• Dataset excerpts:
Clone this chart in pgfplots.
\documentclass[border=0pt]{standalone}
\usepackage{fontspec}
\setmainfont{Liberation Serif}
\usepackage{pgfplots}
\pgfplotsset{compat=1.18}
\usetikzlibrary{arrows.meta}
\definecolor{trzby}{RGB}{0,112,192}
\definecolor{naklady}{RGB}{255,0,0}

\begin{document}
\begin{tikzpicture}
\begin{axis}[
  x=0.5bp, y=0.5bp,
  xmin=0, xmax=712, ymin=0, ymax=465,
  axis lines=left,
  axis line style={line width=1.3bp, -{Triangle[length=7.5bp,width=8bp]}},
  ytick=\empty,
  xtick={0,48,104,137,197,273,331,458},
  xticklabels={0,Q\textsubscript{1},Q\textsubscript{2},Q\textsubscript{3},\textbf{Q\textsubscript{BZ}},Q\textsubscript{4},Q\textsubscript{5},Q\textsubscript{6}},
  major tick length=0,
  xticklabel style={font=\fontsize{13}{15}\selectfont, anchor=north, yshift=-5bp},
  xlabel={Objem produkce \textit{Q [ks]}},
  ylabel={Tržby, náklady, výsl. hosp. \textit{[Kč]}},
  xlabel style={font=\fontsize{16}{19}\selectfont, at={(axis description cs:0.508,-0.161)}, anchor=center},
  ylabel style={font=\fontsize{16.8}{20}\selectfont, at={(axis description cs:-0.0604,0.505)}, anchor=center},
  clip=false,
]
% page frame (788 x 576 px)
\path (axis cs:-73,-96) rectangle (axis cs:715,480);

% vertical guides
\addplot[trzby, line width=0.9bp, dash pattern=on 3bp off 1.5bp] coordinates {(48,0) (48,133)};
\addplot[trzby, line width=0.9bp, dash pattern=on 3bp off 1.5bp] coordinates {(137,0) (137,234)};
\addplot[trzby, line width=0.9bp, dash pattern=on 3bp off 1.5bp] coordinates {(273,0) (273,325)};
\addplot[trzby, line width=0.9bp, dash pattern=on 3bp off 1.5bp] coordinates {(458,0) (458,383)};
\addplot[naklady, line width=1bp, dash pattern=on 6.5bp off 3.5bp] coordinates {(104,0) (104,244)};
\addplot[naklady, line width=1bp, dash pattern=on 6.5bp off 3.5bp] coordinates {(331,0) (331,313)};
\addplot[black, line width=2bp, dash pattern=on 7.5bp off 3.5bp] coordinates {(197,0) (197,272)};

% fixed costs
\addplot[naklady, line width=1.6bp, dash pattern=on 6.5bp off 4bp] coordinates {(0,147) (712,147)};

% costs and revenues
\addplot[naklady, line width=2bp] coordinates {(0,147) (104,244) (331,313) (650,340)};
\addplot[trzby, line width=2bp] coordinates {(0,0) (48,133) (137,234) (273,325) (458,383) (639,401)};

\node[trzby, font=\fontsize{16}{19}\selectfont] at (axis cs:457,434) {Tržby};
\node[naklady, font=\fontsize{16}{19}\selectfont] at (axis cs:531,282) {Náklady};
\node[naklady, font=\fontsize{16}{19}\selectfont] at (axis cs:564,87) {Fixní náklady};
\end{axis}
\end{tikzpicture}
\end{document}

---

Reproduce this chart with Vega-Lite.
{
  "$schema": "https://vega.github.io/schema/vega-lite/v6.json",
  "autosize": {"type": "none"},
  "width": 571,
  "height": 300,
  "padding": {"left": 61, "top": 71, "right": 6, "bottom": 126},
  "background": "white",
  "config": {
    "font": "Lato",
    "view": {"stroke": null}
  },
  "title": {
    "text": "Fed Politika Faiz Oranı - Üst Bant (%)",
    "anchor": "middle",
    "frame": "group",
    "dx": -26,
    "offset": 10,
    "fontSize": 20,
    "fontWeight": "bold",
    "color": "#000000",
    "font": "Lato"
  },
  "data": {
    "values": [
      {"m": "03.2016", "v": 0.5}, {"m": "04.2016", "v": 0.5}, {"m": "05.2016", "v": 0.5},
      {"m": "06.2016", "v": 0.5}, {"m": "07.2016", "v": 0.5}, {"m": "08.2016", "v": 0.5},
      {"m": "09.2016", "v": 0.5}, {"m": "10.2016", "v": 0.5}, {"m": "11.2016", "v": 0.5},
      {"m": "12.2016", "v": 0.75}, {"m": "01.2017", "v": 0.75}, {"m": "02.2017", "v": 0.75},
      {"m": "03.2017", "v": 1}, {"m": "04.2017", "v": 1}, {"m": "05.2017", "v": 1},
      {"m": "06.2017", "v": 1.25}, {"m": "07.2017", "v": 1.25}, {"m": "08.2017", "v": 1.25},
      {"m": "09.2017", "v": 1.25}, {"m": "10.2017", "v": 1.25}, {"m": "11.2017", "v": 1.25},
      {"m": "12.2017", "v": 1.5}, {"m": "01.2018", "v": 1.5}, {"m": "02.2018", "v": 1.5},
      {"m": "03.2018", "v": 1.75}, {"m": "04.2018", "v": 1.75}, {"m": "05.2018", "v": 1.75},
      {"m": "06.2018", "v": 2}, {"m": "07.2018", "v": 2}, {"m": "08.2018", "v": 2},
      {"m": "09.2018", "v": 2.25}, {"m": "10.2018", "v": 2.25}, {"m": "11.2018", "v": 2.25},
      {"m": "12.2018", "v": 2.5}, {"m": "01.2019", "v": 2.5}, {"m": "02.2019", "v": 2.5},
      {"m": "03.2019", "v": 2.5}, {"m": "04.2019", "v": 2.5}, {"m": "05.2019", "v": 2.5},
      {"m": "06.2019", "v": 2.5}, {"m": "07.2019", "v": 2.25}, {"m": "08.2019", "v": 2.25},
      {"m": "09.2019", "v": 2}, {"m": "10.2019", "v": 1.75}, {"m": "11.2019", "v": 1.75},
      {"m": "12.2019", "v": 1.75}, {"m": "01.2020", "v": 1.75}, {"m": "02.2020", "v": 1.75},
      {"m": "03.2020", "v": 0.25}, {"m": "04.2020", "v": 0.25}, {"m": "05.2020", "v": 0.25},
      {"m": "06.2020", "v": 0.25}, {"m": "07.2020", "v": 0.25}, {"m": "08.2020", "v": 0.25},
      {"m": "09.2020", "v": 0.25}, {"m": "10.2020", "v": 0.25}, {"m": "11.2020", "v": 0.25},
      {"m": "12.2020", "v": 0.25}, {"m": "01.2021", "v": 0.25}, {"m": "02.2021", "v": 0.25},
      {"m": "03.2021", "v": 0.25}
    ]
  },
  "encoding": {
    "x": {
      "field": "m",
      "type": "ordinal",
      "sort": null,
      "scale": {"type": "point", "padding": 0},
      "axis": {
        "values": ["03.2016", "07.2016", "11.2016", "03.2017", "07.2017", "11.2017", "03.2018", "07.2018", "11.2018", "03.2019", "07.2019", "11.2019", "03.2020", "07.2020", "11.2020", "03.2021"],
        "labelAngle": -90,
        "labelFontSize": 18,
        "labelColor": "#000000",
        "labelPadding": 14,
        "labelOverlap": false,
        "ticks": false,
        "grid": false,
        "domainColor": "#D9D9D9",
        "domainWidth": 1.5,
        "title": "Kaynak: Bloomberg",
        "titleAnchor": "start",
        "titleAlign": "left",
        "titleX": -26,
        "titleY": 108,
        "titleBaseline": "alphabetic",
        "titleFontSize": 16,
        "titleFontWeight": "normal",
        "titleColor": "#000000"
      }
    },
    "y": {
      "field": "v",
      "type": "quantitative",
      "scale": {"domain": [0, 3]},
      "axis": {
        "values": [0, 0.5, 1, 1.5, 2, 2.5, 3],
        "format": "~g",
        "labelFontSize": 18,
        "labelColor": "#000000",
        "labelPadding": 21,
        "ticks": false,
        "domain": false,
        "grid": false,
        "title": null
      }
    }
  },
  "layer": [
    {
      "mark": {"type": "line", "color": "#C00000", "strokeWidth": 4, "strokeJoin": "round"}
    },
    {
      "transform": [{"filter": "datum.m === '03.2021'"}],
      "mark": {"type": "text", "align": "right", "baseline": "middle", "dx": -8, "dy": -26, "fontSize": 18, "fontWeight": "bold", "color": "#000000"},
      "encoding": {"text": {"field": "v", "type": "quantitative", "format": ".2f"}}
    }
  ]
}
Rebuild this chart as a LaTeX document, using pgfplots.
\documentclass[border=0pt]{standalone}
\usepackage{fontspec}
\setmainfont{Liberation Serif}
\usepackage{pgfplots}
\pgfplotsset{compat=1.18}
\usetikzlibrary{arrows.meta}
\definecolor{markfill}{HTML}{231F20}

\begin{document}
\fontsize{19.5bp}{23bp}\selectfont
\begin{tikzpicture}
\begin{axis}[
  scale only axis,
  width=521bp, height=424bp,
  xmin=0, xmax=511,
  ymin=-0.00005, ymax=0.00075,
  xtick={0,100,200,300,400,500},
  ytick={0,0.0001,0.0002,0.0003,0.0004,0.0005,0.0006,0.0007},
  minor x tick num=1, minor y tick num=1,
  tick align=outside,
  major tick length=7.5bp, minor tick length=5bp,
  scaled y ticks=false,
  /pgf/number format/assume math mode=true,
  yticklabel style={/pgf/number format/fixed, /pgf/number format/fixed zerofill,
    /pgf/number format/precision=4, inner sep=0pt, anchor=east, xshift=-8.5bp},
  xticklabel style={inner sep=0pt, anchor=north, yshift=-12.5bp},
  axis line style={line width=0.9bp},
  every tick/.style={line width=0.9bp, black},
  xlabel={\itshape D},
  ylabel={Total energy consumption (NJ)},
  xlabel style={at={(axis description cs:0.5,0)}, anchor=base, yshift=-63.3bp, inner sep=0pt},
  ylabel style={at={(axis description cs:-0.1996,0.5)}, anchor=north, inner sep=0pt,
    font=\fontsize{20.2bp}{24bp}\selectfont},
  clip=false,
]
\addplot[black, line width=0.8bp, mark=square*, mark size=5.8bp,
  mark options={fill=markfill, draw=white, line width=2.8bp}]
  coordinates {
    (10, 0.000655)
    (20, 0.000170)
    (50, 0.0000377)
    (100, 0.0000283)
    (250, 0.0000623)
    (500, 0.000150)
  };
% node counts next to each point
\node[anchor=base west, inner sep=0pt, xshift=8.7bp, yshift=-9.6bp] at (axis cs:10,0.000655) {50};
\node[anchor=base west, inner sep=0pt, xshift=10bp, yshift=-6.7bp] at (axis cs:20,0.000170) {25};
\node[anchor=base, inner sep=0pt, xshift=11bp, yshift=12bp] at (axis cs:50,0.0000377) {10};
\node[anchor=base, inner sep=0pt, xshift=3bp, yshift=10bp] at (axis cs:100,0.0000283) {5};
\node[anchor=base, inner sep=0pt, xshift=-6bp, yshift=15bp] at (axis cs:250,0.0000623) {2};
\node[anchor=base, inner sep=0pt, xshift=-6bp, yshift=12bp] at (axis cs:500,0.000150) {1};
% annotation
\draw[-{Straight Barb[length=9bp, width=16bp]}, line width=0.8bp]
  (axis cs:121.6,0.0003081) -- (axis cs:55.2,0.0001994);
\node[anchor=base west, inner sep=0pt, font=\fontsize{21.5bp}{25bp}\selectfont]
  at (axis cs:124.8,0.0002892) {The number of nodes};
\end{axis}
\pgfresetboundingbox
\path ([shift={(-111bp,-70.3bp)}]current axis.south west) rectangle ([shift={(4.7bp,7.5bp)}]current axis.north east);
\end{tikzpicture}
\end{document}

--

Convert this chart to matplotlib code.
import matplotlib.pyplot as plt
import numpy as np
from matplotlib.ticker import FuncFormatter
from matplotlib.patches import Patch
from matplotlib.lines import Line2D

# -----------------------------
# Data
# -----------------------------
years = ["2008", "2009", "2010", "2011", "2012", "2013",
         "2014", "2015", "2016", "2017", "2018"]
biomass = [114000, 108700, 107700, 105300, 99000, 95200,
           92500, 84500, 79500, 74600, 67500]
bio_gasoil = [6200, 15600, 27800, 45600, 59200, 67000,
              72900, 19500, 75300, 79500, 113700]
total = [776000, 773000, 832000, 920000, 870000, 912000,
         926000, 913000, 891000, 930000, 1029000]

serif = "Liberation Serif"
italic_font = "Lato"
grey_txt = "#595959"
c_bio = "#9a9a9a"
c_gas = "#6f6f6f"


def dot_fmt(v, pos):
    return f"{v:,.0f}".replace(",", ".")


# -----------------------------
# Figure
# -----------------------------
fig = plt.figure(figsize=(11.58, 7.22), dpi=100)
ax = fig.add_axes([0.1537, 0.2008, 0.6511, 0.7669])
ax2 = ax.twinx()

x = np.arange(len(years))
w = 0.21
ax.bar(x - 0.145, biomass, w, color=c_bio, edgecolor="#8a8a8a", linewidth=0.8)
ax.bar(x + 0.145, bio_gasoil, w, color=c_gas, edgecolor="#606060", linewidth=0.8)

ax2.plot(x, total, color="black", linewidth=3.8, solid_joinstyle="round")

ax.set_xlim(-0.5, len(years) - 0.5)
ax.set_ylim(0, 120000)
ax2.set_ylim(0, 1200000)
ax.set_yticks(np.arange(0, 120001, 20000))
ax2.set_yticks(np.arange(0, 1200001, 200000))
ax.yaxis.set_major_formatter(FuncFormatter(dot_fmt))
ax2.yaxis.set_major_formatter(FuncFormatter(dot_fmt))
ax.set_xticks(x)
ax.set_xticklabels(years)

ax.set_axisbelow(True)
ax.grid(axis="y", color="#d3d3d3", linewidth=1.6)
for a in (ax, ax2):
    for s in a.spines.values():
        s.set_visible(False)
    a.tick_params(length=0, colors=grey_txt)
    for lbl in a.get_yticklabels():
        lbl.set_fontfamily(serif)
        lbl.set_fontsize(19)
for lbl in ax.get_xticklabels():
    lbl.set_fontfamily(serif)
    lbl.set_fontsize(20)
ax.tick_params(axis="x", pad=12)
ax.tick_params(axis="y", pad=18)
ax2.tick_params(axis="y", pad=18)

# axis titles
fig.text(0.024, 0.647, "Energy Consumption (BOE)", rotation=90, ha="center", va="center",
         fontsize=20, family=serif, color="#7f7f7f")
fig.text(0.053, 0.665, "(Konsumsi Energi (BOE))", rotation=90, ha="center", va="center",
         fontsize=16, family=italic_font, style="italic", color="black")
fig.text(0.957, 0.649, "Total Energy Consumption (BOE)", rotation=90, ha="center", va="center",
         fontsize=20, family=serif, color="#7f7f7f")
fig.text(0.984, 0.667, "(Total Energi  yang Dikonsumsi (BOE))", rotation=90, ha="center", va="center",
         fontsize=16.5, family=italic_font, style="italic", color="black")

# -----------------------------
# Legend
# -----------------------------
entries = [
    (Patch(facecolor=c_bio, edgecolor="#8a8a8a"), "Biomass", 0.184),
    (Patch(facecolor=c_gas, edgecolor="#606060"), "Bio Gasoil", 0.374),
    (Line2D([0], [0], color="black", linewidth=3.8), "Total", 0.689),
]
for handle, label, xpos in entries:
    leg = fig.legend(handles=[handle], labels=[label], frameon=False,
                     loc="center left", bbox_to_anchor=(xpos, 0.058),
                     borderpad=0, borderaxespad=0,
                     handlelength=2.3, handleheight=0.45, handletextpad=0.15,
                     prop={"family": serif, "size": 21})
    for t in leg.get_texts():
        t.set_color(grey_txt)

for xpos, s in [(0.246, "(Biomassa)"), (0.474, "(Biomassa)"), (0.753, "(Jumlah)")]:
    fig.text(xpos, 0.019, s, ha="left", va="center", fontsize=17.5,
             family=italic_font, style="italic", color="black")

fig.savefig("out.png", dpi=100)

• Goal: Copy each line of the listing that includes "matplotlib".

• Exercise solution:
Convert this chart to matplotlib code.
import matplotlib.pyplot as plt
from matplotlib.ticker import FuncFormatter
from matplotlib.patches import Patch
from matplotlib.lines import Line2D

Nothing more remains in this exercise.